■ INFORMATION SHOWN ■
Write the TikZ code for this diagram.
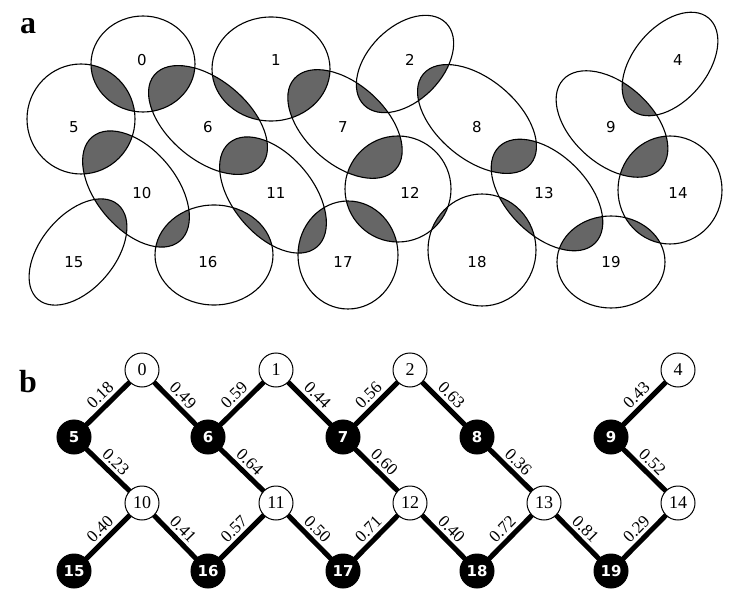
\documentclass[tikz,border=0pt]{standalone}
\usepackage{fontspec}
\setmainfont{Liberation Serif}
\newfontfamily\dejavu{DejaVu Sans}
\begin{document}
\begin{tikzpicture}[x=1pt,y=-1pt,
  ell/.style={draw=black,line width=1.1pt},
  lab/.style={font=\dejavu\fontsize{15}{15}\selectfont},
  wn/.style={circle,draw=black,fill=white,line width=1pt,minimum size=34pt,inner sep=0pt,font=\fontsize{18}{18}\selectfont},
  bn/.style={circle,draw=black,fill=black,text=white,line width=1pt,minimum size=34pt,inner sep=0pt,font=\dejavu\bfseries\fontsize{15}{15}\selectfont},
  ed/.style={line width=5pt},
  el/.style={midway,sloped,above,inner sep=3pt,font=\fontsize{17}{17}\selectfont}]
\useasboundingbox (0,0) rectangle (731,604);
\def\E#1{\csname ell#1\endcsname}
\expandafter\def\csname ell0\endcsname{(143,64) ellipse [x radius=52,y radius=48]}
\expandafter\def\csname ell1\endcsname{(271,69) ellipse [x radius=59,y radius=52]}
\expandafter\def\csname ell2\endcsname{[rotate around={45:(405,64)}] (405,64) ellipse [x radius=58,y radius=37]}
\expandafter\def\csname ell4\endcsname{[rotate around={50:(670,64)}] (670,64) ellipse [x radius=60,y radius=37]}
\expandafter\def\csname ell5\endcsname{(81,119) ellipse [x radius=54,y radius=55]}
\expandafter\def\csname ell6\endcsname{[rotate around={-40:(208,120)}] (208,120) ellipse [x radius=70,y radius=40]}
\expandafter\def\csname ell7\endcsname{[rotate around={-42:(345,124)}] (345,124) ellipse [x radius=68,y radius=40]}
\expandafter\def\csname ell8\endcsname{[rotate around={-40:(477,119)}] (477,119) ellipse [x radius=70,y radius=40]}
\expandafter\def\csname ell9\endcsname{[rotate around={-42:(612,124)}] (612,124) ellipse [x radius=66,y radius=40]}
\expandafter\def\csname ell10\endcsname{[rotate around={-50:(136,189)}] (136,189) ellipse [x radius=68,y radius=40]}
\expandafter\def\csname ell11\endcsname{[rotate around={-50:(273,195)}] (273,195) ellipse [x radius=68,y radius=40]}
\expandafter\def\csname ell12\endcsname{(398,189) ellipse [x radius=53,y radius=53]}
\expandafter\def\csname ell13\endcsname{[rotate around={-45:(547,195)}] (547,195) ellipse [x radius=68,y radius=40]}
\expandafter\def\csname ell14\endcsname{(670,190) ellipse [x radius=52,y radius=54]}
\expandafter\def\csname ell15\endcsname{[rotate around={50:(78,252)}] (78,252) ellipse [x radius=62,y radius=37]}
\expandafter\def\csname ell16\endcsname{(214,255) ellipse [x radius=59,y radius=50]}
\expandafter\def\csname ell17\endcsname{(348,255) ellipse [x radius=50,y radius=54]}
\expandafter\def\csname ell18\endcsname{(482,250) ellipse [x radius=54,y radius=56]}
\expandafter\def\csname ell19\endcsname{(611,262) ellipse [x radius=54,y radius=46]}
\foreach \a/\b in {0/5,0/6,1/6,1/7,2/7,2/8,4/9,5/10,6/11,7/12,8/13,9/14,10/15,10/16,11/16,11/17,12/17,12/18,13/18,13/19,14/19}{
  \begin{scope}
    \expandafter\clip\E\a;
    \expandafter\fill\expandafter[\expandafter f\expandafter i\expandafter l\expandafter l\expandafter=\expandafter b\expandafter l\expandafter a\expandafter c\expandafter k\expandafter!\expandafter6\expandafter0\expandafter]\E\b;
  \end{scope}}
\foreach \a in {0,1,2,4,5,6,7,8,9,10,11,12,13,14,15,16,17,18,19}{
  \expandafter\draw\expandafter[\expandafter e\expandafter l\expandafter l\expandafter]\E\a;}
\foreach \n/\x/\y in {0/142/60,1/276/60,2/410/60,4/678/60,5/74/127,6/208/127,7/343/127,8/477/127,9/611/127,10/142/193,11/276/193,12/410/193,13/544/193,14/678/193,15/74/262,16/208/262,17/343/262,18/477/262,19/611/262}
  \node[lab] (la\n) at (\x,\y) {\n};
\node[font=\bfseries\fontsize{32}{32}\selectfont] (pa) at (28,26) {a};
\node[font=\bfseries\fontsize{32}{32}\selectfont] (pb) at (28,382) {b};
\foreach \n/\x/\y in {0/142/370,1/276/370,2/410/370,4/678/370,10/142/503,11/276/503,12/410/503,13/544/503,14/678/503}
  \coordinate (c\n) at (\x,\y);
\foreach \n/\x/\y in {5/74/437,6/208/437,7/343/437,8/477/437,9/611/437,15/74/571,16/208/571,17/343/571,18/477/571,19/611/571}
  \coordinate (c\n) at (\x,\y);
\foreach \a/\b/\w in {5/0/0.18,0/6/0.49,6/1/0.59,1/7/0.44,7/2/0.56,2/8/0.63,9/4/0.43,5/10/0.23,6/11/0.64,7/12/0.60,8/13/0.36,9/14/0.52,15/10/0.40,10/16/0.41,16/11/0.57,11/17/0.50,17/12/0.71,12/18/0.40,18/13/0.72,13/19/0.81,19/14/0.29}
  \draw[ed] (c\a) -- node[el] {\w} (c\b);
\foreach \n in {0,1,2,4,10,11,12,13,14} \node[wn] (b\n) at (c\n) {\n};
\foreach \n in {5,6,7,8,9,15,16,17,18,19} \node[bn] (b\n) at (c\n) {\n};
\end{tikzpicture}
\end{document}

■ TASK PROMPT ■
Give the data again exactly as written, with all pictures left out.

■ EXERCISE RESPONSE ■
Write the TikZ code for this diagram.
\documentclass[tikz,border=0pt]{standalone}
\usepackage{fontspec}
\setmainfont{Liberation Serif}
\newfontfamily\dejavu{DejaVu Sans}
\begin{document}
\begin{tikzpicture}[x=1pt,y=-1pt,
  ell/.style={draw=black,line width=1.1pt},
  lab/.style={font=\dejavu\fontsize{15}{15}\selectfont},
  wn/.style={circle,draw=black,fill=white,line width=1pt,minimum size=34pt,inner sep=0pt,font=\fontsize{18}{18}\selectfont},
  bn/.style={circle,draw=black,fill=black,text=white,line width=1pt,minimum size=34pt,inner sep=0pt,font=\dejavu\bfseries\fontsize{15}{15}\selectfont},
  ed/.style={line width=5pt},
  el/.style={midway,sloped,above,inner sep=3pt,font=\fontsize{17}{17}\selectfont}]
\useasboundingbox (0,0) rectangle (731,604);
\def\E#1{\csname ell#1\endcsname}
\expandafter\def\csname ell0\endcsname{(143,64) ellipse [x radius=52,y radius=48]}
\expandafter\def\csname ell1\endcsname{(271,69) ellipse [x radius=59,y radius=52]}
\expandafter\def\csname ell2\endcsname{[rotate around={45:(405,64)}] (405,64) ellipse [x radius=58,y radius=37]}
\expandafter\def\csname ell4\endcsname{[rotate around={50:(670,64)}] (670,64) ellipse [x radius=60,y radius=37]}
\expandafter\def\csname ell5\endcsname{(81,119) ellipse [x radius=54,y radius=55]}
\expandafter\def\csname ell6\endcsname{[rotate around={-40:(208,120)}] (208,120) ellipse [x radius=70,y radius=40]}
\expandafter\def\csname ell7\endcsname{[rotate around={-42:(345,124)}] (345,124) ellipse [x radius=68,y radius=40]}
\expandafter\def\csname ell8\endcsname{[rotate around={-40:(477,119)}] (477,119) ellipse [x radius=70,y radius=40]}
\expandafter\def\csname ell9\endcsname{[rotate around={-42:(612,124)}] (612,124) ellipse [x radius=66,y radius=40]}
\expandafter\def\csname ell10\endcsname{[rotate around={-50:(136,189)}] (136,189) ellipse [x radius=68,y radius=40]}
\expandafter\def\csname ell11\endcsname{[rotate around={-50:(273,195)}] (273,195) ellipse [x radius=68,y radius=40]}
\expandafter\def\csname ell12\endcsname{(398,189) ellipse [x radius=53,y radius=53]}
\expandafter\def\csname ell13\endcsname{[rotate around={-45:(547,195)}] (547,195) ellipse [x radius=68,y radius=40]}
\expandafter\def\csname ell14\endcsname{(670,190) ellipse [x radius=52,y radius=54]}
\expandafter\def\csname ell15\endcsname{[rotate around={50:(78,252)}] (78,252) ellipse [x radius=62,y radius=37]}
\expandafter\def\csname ell16\endcsname{(214,255) ellipse [x radius=59,y radius=50]}
\expandafter\def\csname ell17\endcsname{(348,255) ellipse [x radius=50,y radius=54]}
\expandafter\def\csname ell18\endcsname{(482,250) ellipse [x radius=54,y radius=56]}
\expandafter\def\csname ell19\endcsname{(611,262) ellipse [x radius=54,y radius=46]}
\foreach \a/\b in {0/5,0/6,1/6,1/7,2/7,2/8,4/9,5/10,6/11,7/12,8/13,9/14,10/15,10/16,11/16,11/17,12/17,12/18,13/18,13/19,14/19}{
  \begin{scope}
    \expandafter\clip\E\a;
    \expandafter\fill\expandafter[\expandafter f\expandafter i\expandafter l\expandafter l\expandafter=\expandafter b\expandafter l\expandafter a\expandafter c\expandafter k\expandafter!\expandafter6\expandafter0\expandafter]\E\b;
  \end{scope}}
\foreach \a in {0,1,2,4,5,6,7,8,9,10,11,12,13,14,15,16,17,18,19}{
  \expandafter\draw\expandafter[\expandafter e\expandafter l\expandafter l\expandafter]\E\a;}
\foreach \n/\x/\y in {0/142/60,1/276/60,2/410/60,4/678/60,5/74/127,6/208/127,7/343/127,8/477/127,9/611/127,10/142/193,11/276/193,12/410/193,13/544/193,14/678/193,15/74/262,16/208/262,17/343/262,18/477/262,19/611/262}
  \node[lab] (la\n) at (\x,\y) {\n};
\node[font=\bfseries\fontsize{32}{32}\selectfont] (pa) at (28,26) {a};
\node[font=\bfseries\fontsize{32}{32}\selectfont] (pb) at (28,382) {b};
\foreach \n/\x/\y in {0/142/370,1/276/370,2/410/370,4/678/370,10/142/503,11/276/503,12/410/503,13/544/503,14/678/503}
  \coordinate (c\n) at (\x,\y);
\foreach \n/\x/\y in {5/74/437,6/208/437,7/343/437,8/477/437,9/611/437,15/74/571,16/208/571,17/343/571,18/477/571,19/611/571}
  \coordinate (c\n) at (\x,\y);
\foreach \a/\b/\w in {5/0/0.18,0/6/0.49,6/1/0.59,1/7/0.44,7/2/0.56,2/8/0.63,9/4/0.43,5/10/0.23,6/11/0.64,7/12/0.60,8/13/0.36,9/14/0.52,15/10/0.40,10/16/0.41,16/11/0.57,11/17/0.50,17/12/0.71,12/18/0.40,18/13/0.72,13/19/0.81,19/14/0.29}
  \draw[ed] (c\a) -- node[el] {\w} (c\b);
\foreach \n in {0,1,2,4,10,11,12,13,14} \node[wn] (b\n) at (c\n) {\n};
\foreach \n in {5,6,7,8,9,15,16,17,18,19} \node[bn] (b\n) at (c\n) {\n};
\end{tikzpicture}
\end{document}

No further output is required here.